** START **
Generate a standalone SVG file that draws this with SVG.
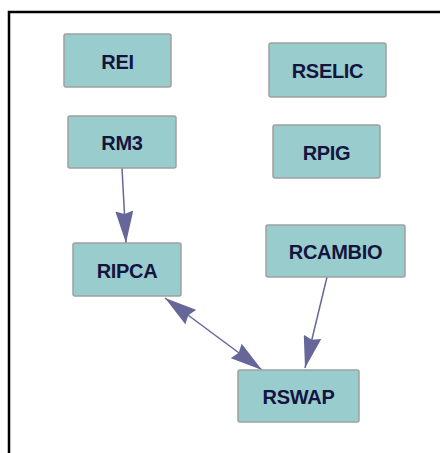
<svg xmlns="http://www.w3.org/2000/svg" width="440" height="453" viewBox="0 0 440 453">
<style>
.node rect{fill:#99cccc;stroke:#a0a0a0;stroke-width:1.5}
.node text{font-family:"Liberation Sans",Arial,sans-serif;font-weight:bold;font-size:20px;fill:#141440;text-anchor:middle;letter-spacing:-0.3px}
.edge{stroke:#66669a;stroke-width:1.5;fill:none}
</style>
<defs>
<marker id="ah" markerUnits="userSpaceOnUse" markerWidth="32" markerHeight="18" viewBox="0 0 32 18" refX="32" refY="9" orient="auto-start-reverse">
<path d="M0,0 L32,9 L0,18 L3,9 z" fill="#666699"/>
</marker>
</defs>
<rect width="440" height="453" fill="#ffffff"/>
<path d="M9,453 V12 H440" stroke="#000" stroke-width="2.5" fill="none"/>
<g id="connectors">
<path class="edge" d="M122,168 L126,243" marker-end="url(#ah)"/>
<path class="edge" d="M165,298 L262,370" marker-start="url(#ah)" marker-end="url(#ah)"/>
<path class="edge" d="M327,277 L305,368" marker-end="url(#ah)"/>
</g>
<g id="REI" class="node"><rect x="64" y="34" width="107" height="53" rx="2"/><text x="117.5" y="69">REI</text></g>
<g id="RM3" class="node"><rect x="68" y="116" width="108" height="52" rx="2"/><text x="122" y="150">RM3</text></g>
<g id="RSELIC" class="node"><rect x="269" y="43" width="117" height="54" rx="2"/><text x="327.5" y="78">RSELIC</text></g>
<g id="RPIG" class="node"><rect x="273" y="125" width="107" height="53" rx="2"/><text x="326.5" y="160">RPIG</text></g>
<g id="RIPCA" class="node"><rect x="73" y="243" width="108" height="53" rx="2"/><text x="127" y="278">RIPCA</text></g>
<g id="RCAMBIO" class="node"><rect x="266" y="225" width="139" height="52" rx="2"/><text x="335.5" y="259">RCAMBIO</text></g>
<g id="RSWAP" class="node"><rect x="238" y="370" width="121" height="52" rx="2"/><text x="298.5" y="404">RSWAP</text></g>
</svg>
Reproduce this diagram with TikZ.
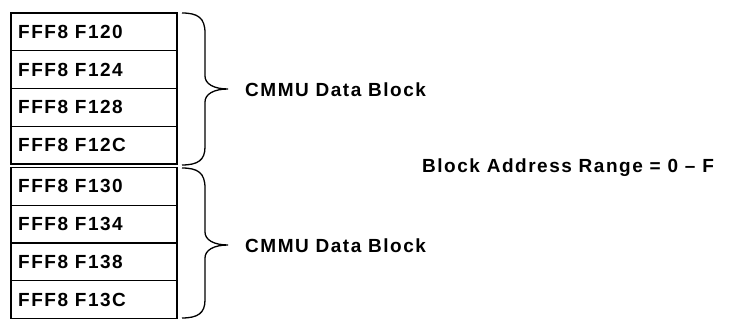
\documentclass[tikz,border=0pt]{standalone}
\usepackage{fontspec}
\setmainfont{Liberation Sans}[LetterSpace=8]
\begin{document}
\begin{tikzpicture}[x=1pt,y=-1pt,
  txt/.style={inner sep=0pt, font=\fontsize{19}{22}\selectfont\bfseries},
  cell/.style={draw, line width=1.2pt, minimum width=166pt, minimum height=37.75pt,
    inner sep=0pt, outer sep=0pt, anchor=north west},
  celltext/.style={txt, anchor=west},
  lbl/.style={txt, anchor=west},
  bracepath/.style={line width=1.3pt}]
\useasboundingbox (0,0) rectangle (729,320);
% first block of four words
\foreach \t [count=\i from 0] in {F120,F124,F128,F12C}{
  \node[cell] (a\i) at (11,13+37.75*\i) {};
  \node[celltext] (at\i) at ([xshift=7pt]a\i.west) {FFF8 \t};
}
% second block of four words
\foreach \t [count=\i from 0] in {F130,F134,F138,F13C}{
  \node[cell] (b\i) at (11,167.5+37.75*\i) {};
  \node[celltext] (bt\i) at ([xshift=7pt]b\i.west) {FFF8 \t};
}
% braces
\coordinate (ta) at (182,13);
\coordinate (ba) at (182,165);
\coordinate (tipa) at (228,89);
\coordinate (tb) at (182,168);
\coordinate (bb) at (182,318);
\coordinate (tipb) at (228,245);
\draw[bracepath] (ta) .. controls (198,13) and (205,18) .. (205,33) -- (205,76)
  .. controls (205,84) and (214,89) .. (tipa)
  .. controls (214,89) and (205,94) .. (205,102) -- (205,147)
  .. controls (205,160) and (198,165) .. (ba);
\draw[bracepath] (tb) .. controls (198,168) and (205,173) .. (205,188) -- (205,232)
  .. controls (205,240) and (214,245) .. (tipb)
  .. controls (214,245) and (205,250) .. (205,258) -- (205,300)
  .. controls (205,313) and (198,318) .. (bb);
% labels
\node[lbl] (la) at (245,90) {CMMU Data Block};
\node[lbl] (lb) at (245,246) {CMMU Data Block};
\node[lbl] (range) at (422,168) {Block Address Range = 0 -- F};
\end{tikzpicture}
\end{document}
** END **
Gather all lines from the listing above in which "standalone" occurs.

◆ TASK RESULT ◆
Generate a standalone SVG file that draws this with SVG.
\documentclass[tikz,border=0pt]{standalone}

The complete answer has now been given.